Credit:  By Todd Von Kampen | The North Platte Telegraph | Jun 17, 2020 | www.nptelegraph.com ~~

A Colorado federal judge has vacated a key permit for Nebraska Public Power District’s R-Project transmission line, citing its potential impact on a key Oregon Trail landmark in Lincoln County as one reason.

The ruling Wednesday by U.S. District Judge William J. Martinez of Denver overturns a June 12, 2019, “incidental take permit” issued to NPPD regarding the 225-mile-long line’s potential impact on the endangered American burying beetle.

It cites three reasons, the first being that the U.S. Fish and Wildlife Service – which issued the permit – “inadequately considered the effects of the R-Project on the O’Fallon’s Bluff segment of the Oregon and California Trail” near Sutherland.

The judge also said the agency failed to analyze “potential wind-turbine development” in Antelope County, near the line’s proposed eastern end.

He also found fault with the language of an April 2019 “programmatic agreement” covering that matter and other issues.

Friday’s Telegraph will feature reactions from various parties involved in the R-Project dispute.

Barring an appeal, Wednesday’s order throws the R-Project back to Fish and Wildlife, which took local testimony including the R-Project’s likely impact on O’Fallon’s Bluff at a July 2018 public hearing in North Platte.

Lincoln County historians and tourism groups urged Fish and Wildlife then to require an alternate route that went away from – instead of directly over – “swale” ruts carved into O’Fallon’s Bluff by thousands of wagons between 1843 and 1866.

Though Martinez’s order doesn’t permanently forbid construction of the R-Project, it found enough merit in the challenge filed by the Oregon-California Trails Association, the Western Nebraska Resources Council and the Hanging H East and Whitetail Farms East ranches between Paxton and Sutherland.

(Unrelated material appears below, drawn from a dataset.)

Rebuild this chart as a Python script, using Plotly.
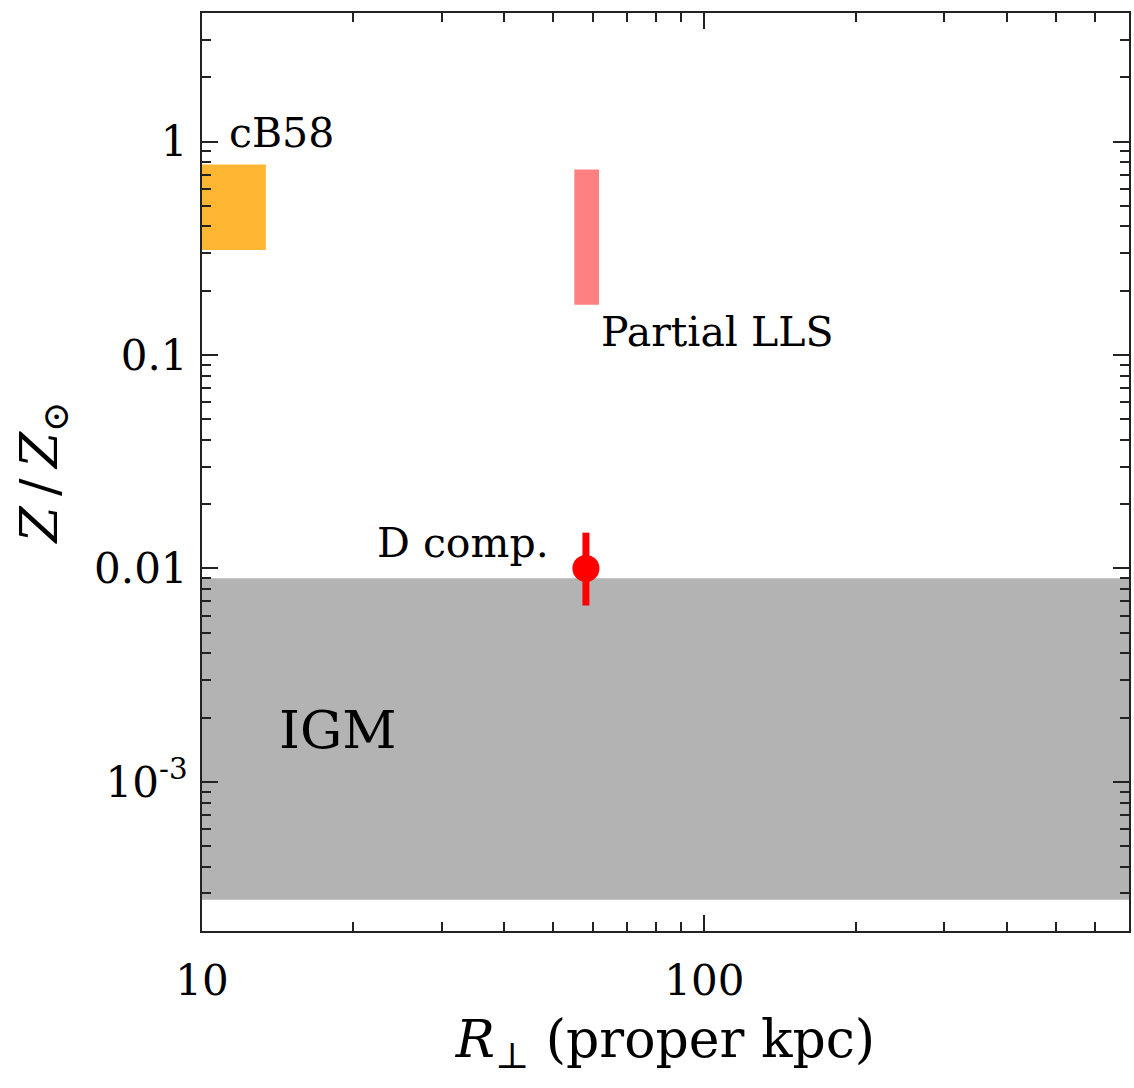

The main thrust of NPPD’s “incidental take permit” request addresses its plans to minimize construction-related losses of burying beetles, notably development of an alternative habitat in Blaine County.

But the challengers’ lawsuit, filed last July 5, said Fish and Wildlife’s granting of the “incidental take permit” didn’t fully address the project’s compliance with all relevant federal laws.

They include not only environmental laws and regulations but also the R-Project’s potential to impact historic landmarks, Martinez wrote.

In a 116-page opinion, the judge rejected most of the challengers’ allegations while criticizing both sides for the quality of their arguments.

“Many are of the underdeveloped, ‘see what sticks’ variety; many are inexcusably belated … and there are a surprising number of seemingly relevant arguments not made,” Martinez wrote.

But he agreed that Fish and Wildlife needed to look again at the R-Project’s potential to interfere with the historic appreciation of O’Fallon’s Bluff.

The judge cited a March 2016 email from the National Park Service warning Fish and Wildlife that the R-Project’s opening miles north from NPPD’s Gerald Gentleman Station “would cross the Mormon Pioneer, California, Oregon and Pony Express National Historic Trails at a particularly sensitive location.”

In addition to O’Fallon’s Bluff near the South Platte River, the line would cross similar Mormon Trail swales north of the North Platte River. Those were acknowledged in but not directly related to Wednesday’s ruling.

The Park Service encouraged an alternate route that “would cross the trail corridor in places where the trail and its setting already have been compromised or destroyed,” Martinez wrote, quoting its email.

But Fish and Wildlife’s final “environmental impact statement” said it was too late for major route changes, though it said the R-Project would have “a long-term, high-intensity indirect (visual, auditory and atmospheric) effect” on O’Fallon’s Bluff.

The July lawsuit said Fish and Wildlife had “fail(ed) to analyze (or adopt) a route” that would have run east from Gerald Gentleman “and thus avoided most (if not all) of the affected historic resources located directly north of the substation,” meaning O’Fallon’s Bluff.

Martinez agreed.

“Neither the (Fish and Wildlife) Service nor the (Nebraska Public) Power District responds to this argument,” the judge wrote. Their “silence on this point appears to implicitly concede error, and the court finds error regardless.”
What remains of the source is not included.